On April 19, 2016, Eddie Bolden walked out of jail, exonerated and a free man for the first time in 22 years, thanks to the efforts of private investigator Susan Carlson and a legal team led by RSHC founding partner Ron Safer.

Susan Carlson became convinced that Eddie Bolden had been wrongfully convicted of murder, so she tracked down and interviewed alibi witnesses who were not called during his trial. Then she approached Ron Safer, a former federal prosecutor, and asked him to take the case after several other lawyers turned her down.

"At first, I told her that I had a full plate and was too busy to take it on,'" Safer admitted, “She was completely convinced that he was innocent and told me that if I had any doubt in my mind after I read the trial transcripts, I could say no. But after reviewing them, I agreed with her and took the case.”

Ms. Carlson, who became a private investigator at age 51, passed away due to complications from asthma, at age 63, three years before she was able to witness the rewards of her tireless efforts on Bolden’s behalf.

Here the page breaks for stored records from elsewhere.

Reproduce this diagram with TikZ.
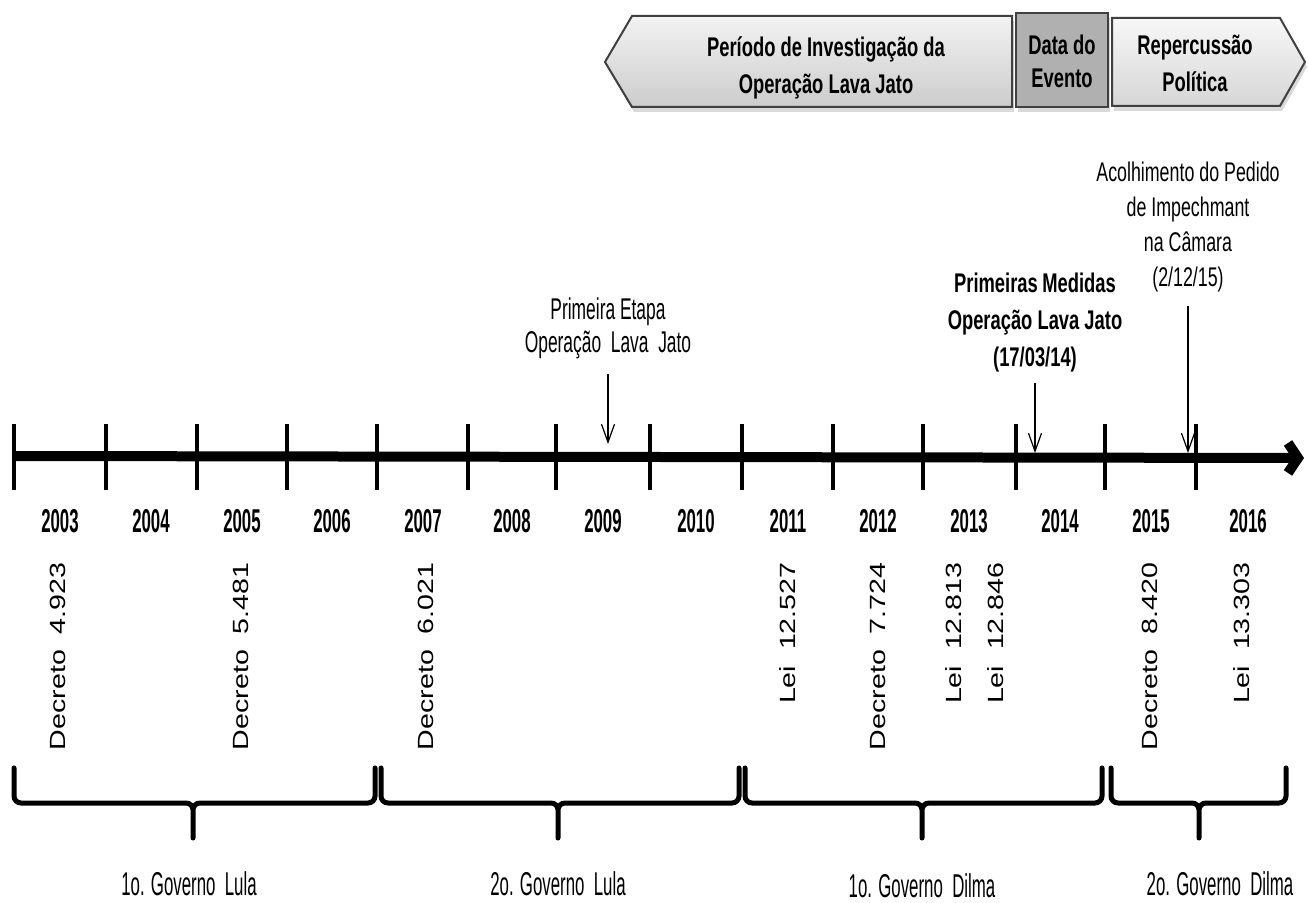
\documentclass[tikz,border=0pt]{standalone}
\usepackage{fontspec}
\setmainfont{Liberation Sans}
\newfontfamily\hdrfont[FakeStretch=0.68]{Liberation Sans}
\newfontfamily\acofont[FakeStretch=0.66]{Liberation Sans}
\newfontfamily\evfont[FakeStretch=0.58]{Liberation Sans}
\newfontfamily\yrfont[FakeStretch=0.51]{Liberation Sans}
\newfontfamily\lawfont[FakeStretch=1.3]{Liberation Sans}
\usetikzlibrary{arrows.meta,shadows}
\tikzset{
  hdr/.style={draw=black!75,line width=1pt,drop shadow={opacity=0.3,shadow xshift=1pt,shadow yshift=-2.5pt}},
  hdrtxt/.style={align=center,inner sep=0pt,font=\hdrfont\bfseries\fontsize{13.5}{18.5}\selectfont},
  yrtick/.style={line width=2.2pt},
  yr/.style={inner sep=0pt,font=\yrfont\bfseries\fontsize{16.5}{18}\selectfont},
  law/.style={rotate=90,anchor=east,inner sep=0pt,font=\lawfont\fontsize{11}{12}\selectfont},
  evarrow/.style={line width=0.6pt,-{Straight Barb[length=9pt,width=6.5pt]}},
  brace/.style={line width=2.5pt,rounded corners=3.5pt,line cap=round},
  gov/.style={inner sep=0pt,font=\yrfont\fontsize{16.5}{18}\selectfont}
}
\begin{document}
\begin{tikzpicture}[x=0.5pt,y=-0.5pt]
\useasboundingbox (0,0) rectangle (1308,903);

% header
\draw[hdr,top color=gray!10,bottom color=gray!40] (605,62) -- (632,16) -- (1012,16) -- (1012,107) -- (632,107) -- cycle;
\draw[hdr,fill=gray!62] (1016,13) rectangle (1108,107);
\draw[hdr,top color=gray!6,bottom color=gray!32] (1112,18) -- (1280,18) -- (1305,62) -- (1280,106) -- (1112,106) -- cycle;
\node[hdrtxt] (inv) at (826,68) {Período de Investigação da\\Operação Lava Jato};
\node[hdrtxt,font=\hdrfont\bfseries\fontsize{13.5}{16.5}\selectfont] (dat) at (1062,61.5) {Data do\\Evento};
\node[hdrtxt] (rep) at (1195,63.5) {Repercussão\\Política};

% timeline
\coordinate (t0) at (14,456);
\coordinate (t1) at (1304,458);
\draw[line width=5pt,-{Straight Barb[length=5pt,width=15pt]}] (t0) -- (t1);
\foreach \x in {14,106,197,287,377,468,556,650,742,833,923,1016,1105,1196}
  \draw[yrtick] (\x,424) -- (\x,490);
\foreach \x/\y in {60/2003,151/2004,242/2005,332/2006,423/2007,512/2008,603/2009,696/2010,788/2011,878/2012,969/2013,1060/2014,1151/2015,1248/2016}
  \node[yr] (y\y) at (\x,521) {\y};

% events
\node[align=center,inner sep=0pt,font=\evfont\fontsize{15}{16.5}\selectfont] (ev1) at (608,328.5) {Primeira Etapa\\Operação~ Lava~ Jato};
\node[hdrtxt] (ev2) at (1035,322.5) {Primeiras\,Medidas\\Operação Lava Jato\\(17/03/14)};
\node[align=center,inner sep=0pt,font=\acofont\fontsize{13.5}{17.5}\selectfont] (ev3) at (1188,227) {Acolhimento do Pedido\\de Impechmant\\na Câmara\\(2/12/15)};
\coordinate (e1) at (608,444);
\coordinate (e2) at (1035,453);
\coordinate (e3) at (1188,453);
\draw[evarrow,shorten <=7.2pt] (ev1.south) -- (e1);
\draw[evarrow,shorten <=5.5pt] (ev2.south) -- (e2);
\draw[evarrow,shorten <=7pt] (ev3.south) -- (e3);

% laws
\foreach \x/\t in {58/Decreto~ 4.923,241/Decreto~ 5.481,426/Decreto~ 6.021,788/Lei~ 12.527,878/Decreto~ 7.724,954/Lei~ 12.813,996/Lei~ 12.846,1150/Decreto~ 8.420,1242/Lei~ 13.303}
  \node[law] at (\x,562) {\t};

% governments
\foreach \a/\m/\b in {14/193/375,381/558/739,745/922/1102,1111/1199/1286}
  \draw[brace] (\a,768) -- (\a,803) -- (\m,803) -- (\m,838) (\b,768) -- (\b,803) -- (\m,803) -- (\m,838);
\node[gov] (g1) at (189,884) {1o. Governo~ Lula};
\node[gov] (g2) at (558,884) {2o. Governo~ Lula};
\node[gov] (g3) at (922,886) {1o. Governo~ Dilma};
\node[gov] (g4) at (1220,884) {2o. Governo~ Dilma};
\end{tikzpicture}
\end{document}
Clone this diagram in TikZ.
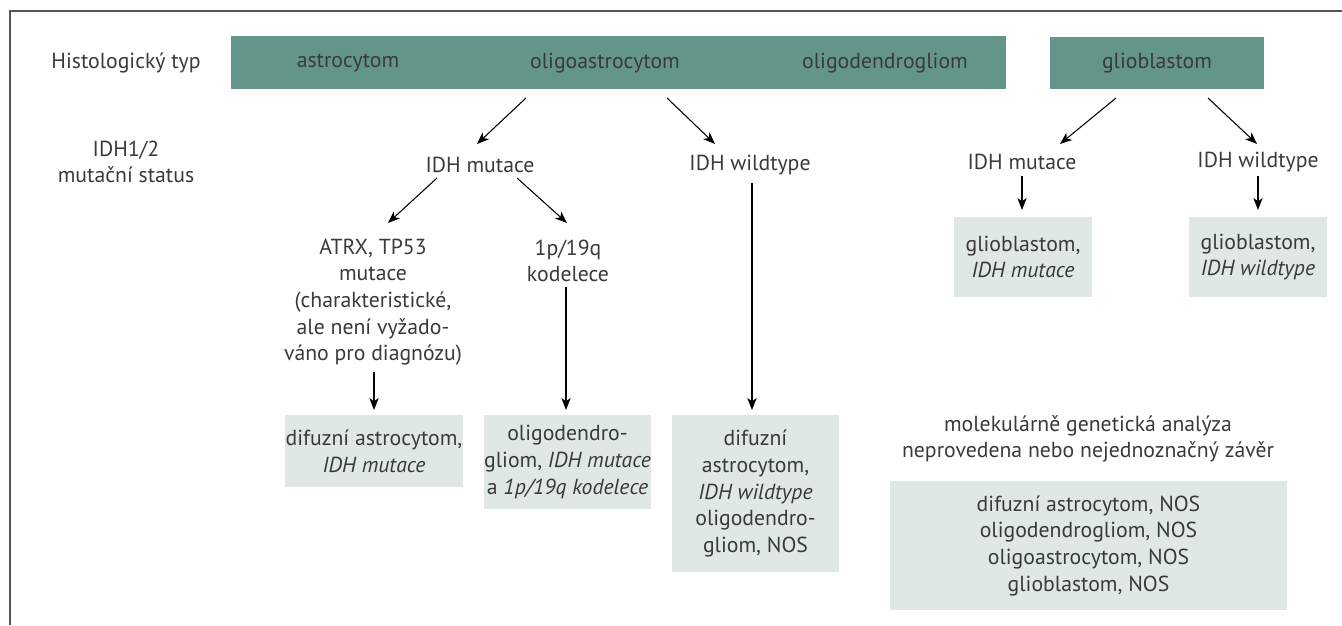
\documentclass[tikz,border=0pt]{standalone}
\usepackage{fontspec}
\setmainfont{PT Sans}
\usetikzlibrary{arrows.meta,calc}
\definecolor{teal}{HTML}{64958B}
\definecolor{lbg}{HTML}{DFE8E6}
\definecolor{txt}{HTML}{3A3A3A}
\definecolor{frame}{HTML}{555555}
\begin{document}
\begin{tikzpicture}[x=0.75pt,y=-0.75pt,
  every node/.style={text=txt,font=\fontsize{16.3pt}{20pt}\selectfont,align=center,inner sep=0pt},
  darkbox/.style={fill=teal,draw=none},
  lightbox/.style={fill=lbg,draw=none},
  arr/.style={-{Stealth[length=9pt,width=7pt,inset=2.5pt]},line width=0.8pt,black}]
\useasboundingbox (0,0) rectangle (1342,625);
\draw[frame,line width=0.9pt] (10,625) -- (10,11) -- (1342,11);
% headings
\node (hist) at (126,63) {Histologický typ};
\node (status) at (126,162) {IDH1/2\\mutační status};
% top band
\node[darkbox,minimum width=581.25pt,minimum height=39.75pt] (band) at (618.5,62.5) {};
\node (astro) at (348,63) {astrocytom};
\node (oligoastro) at (605,63) {oligoastrocytom};
\node (oligoden) at (885,63) {oligodendrogliom};
\node[darkbox,minimum width=160.5pt,minimum height=39pt] (gbm) at (1157,63) {glioblastom};
% level 2
\node (idhm) at (480,165) {IDH mutace};
\node (idhw) at (750,165) {IDH wildtype};
\node (gmut) at (1022,162) {IDH mutace};
\node (gwt) at (1258,162) {IDH wildtype};
% level 3
\node (atrx) at (373,302) {ATRX, TP53\\mutace\\(charakteristické,\\ale není vyžado-\\váno pro diagnózu)};
\node (kod) at (568,261) {1p/19q\\kodelece};
% result boxes
\node[lightbox,minimum width=133.5pt,minimum height=54pt] (box1) at (374,451) {difuzní astrocytom,\\\textit{IDH mutace}};
\node[lightbox,minimum width=125.25pt,minimum height=70.5pt] (box2) at (567.5,462) {oligodendro-\\gliom, \textit{IDH mutace}\\a \textit{1p/19q kodelece}};
\node[lightbox,minimum width=125.25pt,minimum height=117.75pt] (box3) at (755.5,493.5) {difuzní\\astrocytom,\\\textit{IDH wildtype}\\oligodendro-\\gliom, NOS};
\node[lightbox,minimum width=103.5pt,minimum height=60pt] (gbox1) at (1023,257) {glioblastom,\\\textit{IDH mutace}};
\node[lightbox,minimum width=103.5pt,minimum height=60pt] (gbox2) at (1258,257) {glioblastom,\\\textit{IDH wildtype}};
\node (mol) at (1088,439) {molekulárně genetická analýza\\neprovedena nebo nejednoznačný závěr};
\node[lightbox,minimum width=297.75pt,minimum height=96.75pt] (big) at (1088.5,545.5) {difuzní astrocytom, NOS\\oligodendrogliom, NOS\\oligoastrocytom, NOS\\glioblastom, NOS};
% connector end points
\coordinate (s1) at (526,98);  \coordinate (e1) at (477,144);
\coordinate (s2) at (667,98);  \coordinate (e2) at (715,144);
\coordinate (s3) at (437,178); \coordinate (e3) at (388,223);
\coordinate (s4) at (517,178); \coordinate (e4) at (567,223);
\coordinate (s5) at (374,372); \coordinate (e5) at (374,410);
\coordinate (s6) at (566,287); \coordinate (e6) at (566,410);
\coordinate (s7) at (752,183); \coordinate (e7) at (752,410);
\coordinate (s8) at (1116,98); \coordinate (e8) at (1060,144);
\coordinate (s9) at (1208,98); \coordinate (e9) at (1257,144);
\coordinate (s10) at (1022,176); \coordinate (e10) at (1022,210);
\coordinate (s11) at (1258,176); \coordinate (e11) at (1258,210);
\foreach \i in {1,...,11} {\draw[arr] (s\i) -- (e\i);}
\end{tikzpicture}
\end{document}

Immediately after he was released, Bolden, who had been sentenced to life in prison, thanked Carlson and her investigative partner, William Sheehan, as well as Safer and his other lawyers for working so hard to see that justice was done. Susan Carlson’s son David, quoted in a Chicago Tribune story about the case, challenged others to follow their example by asking, "What can we do for people who are the next Eddie Bolden?"